Welcome to Tartufo!
Tartufo (tärˈto͞ofō/) noun; Italian. A culinary delicacy, the tartufo (or truffle, in English) is a pungent fungus which grows underground. The tartufo can only be sniffed out and unearthed from its hiding place with the assistance of highly trained pigs.
If you were at my wedding, you might remember that I vowed I would learn how to cook. And even then, it didn’t happen until a few years later, under the duress of being laid off and the realization that it would be highly inappropriate to still expect my husband to cook me dinner after a long day in the office.
With my dubious beginnings in the world of what I call, “cooking for survival”, one might wonder why I am starting a food blog. I cannot claim to be the end all be all of food preparation and execution. After all, I am still a baker at heart, with a healthy respect for recipes and gastronomic rules. I feel like a total renegade and culinary badass when I add cayenne pepper to a recipe that didn’t call for it. Nothing says living on the edge like going rogue with your spices.
But what I can tell you, and what I think you will find in the posts that follow, is that I love the experience of food. I love that through food we can cross cultural lines. Or travel through time, learning how war, taxes and dictators have shaped what we eat today. What’s more, food gives us an opportunity to slow down, and experience a moment with all of our senses. I call these moments, both big and small, food adventures. And I have realized that I am at my happiest when I am on a food adventure.

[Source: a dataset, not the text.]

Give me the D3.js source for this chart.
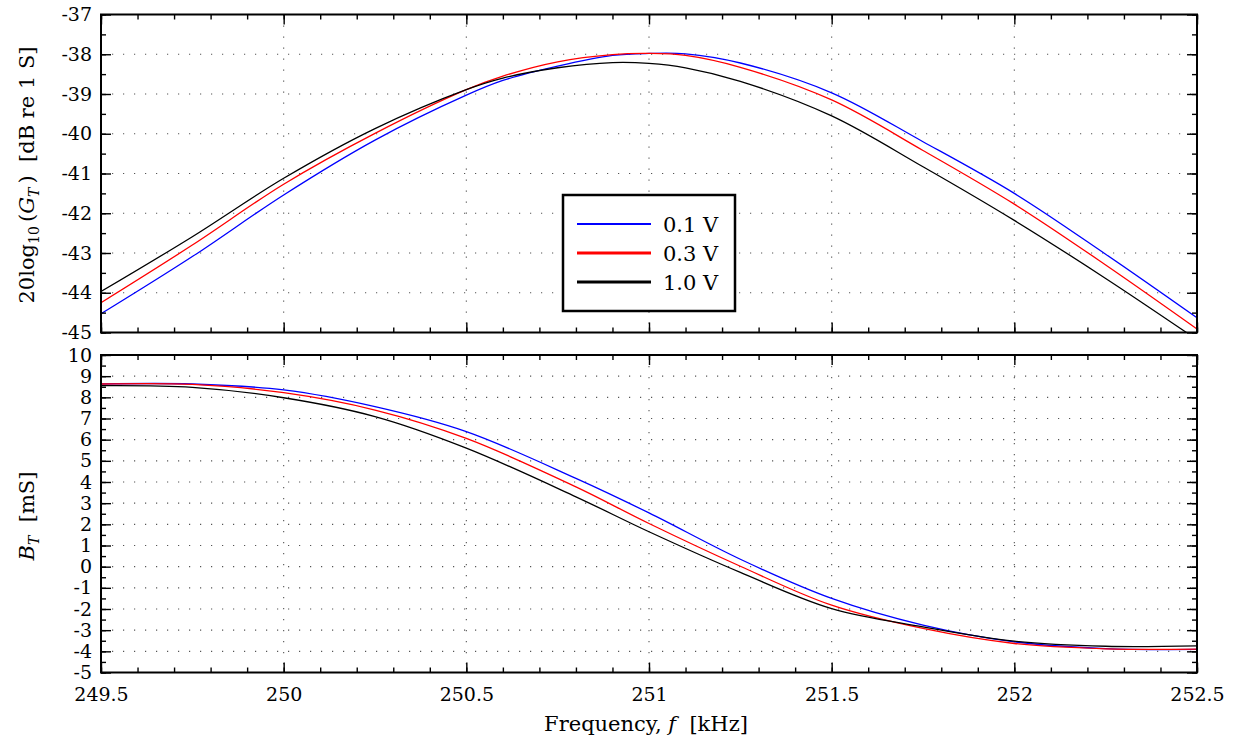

Tartufo is about those adventures - in the kitchen, at the table, or at the random roadside stand. Along with my own stories, I’ll share recipes that I love, restaurants I've visited or cool kitchen gadgets that I can’t live without. And I am doing so with the hopes of encouraging you to go and seek out your own food adventure. Some will be planned and eagerly sought after. Some will come at random, attributed to life’s little surprises. Some will come from trying to a new recipe and failing miserably. The point is that the fun is in the journey and if you keep looking, smelling and tasting, you will find your own food adventure, your own tartufo. No highly trained pigs required.